The vulnerability arose from a basic requirement of governance: Khamenei had to meet with his senior leadership.
“He could not govern from complete isolation,” a former intelligence official told Jaffna Monitor.
A culmination of long-term intelligence effort
Officials described the strike as the culmination of years of intelligence collection and analysis.
“It was not a single breakthrough,” a Western official told Jaffna Monitor. “It was the accumulation of thousands of observations — until the intelligence picture became clear enough to act.”
Much of the intelligence behind the operation is expected to remain classified indefinitely.
But intelligence officials said the operation demonstrated a broader reality of modern conflict: even the most heavily protected leaders remain vulnerable when persistent surveillance aligns with operational opportunity.
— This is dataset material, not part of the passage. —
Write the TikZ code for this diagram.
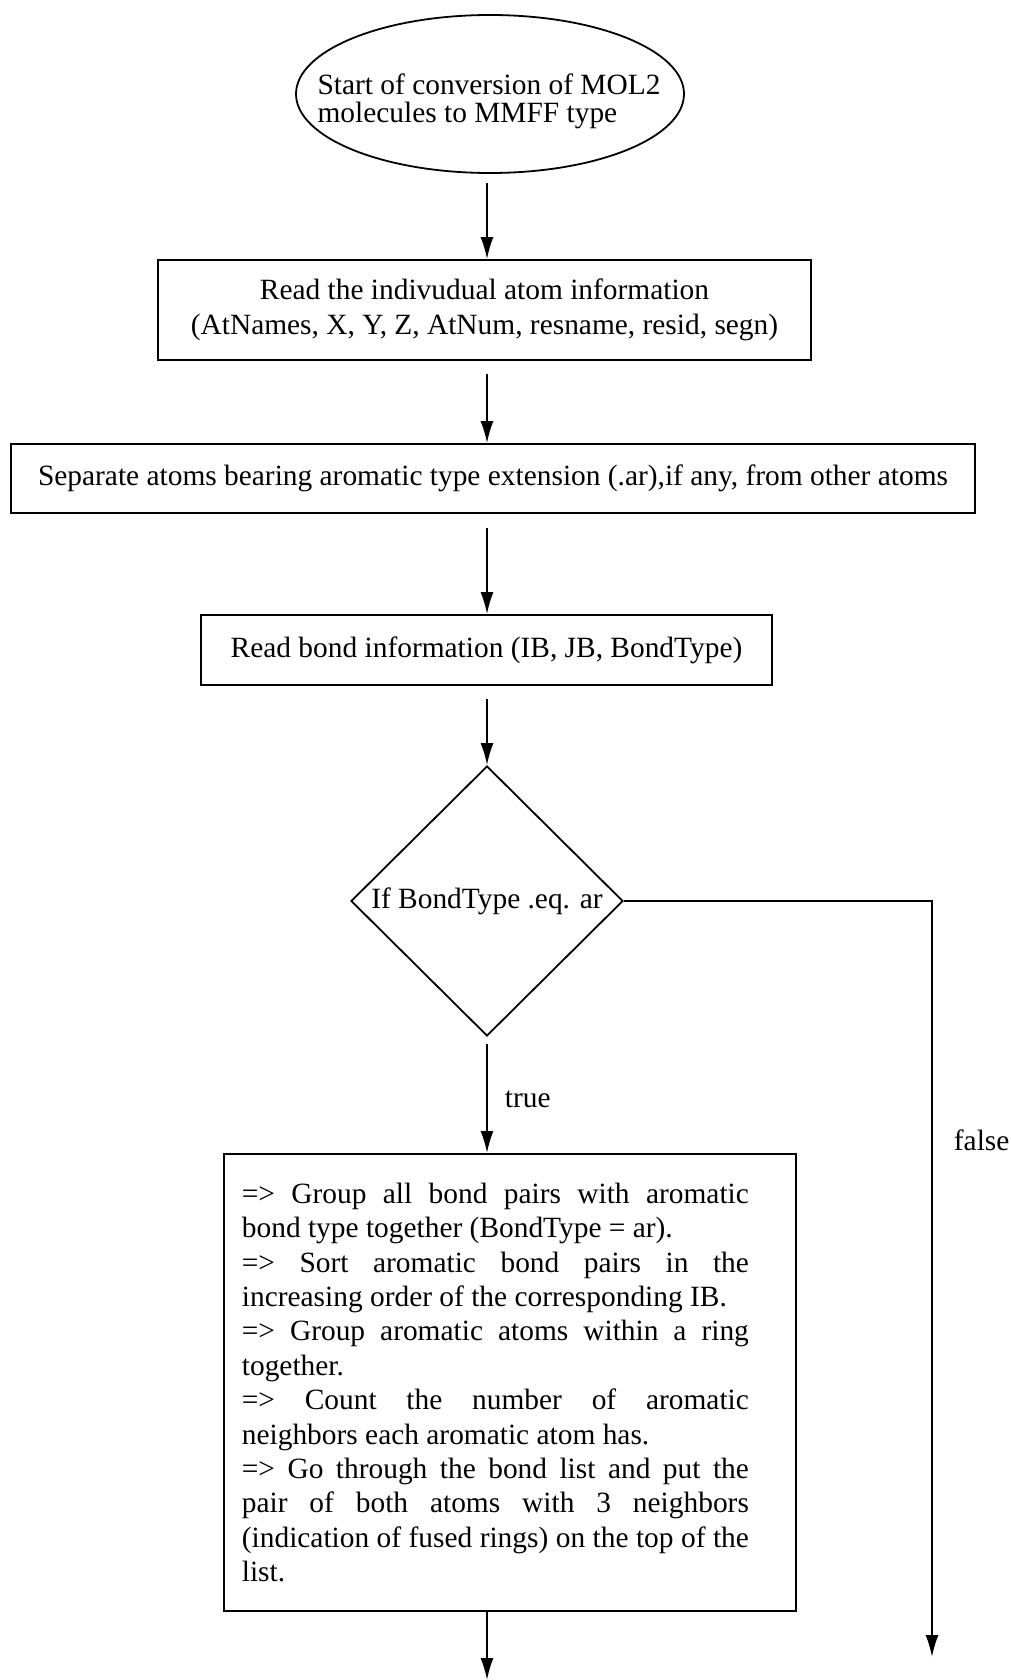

Analysts at international security think tanks have long warned that advances in satellite surveillance have significantly reduced the ability of national leaders to remain hidden.
“In intelligence work, certainty rarely appears suddenly,” the official said. “It emerges gradually — and when it does, the window to act may be very brief.”
Editor’s Note on Sourcing
This report is based on interviews conducted by Jaffna Monitor with current and former officials from the United States, Israel, Europe, and regional governments, as well as defense and intelligence analysts familiar with Iran’s leadership security arrangements. All spoke on condition of anonymity because they were not authorized to discuss classified intelligence or military operations publicly. Information was corroborated through multiple officials and independent analysis wherever possible. Israeli, American, and Iranian authorities declined to comment on specific operational and intelligence details. Some officials interviewed had prior professional contact with Jaffna Monitor, while others were reached through intermediaries familiar with the publication’s reporting. All requested anonymity due to the sensitivity of the subject.
Interviews for this report were conducted between February 28 and March 2, 2026.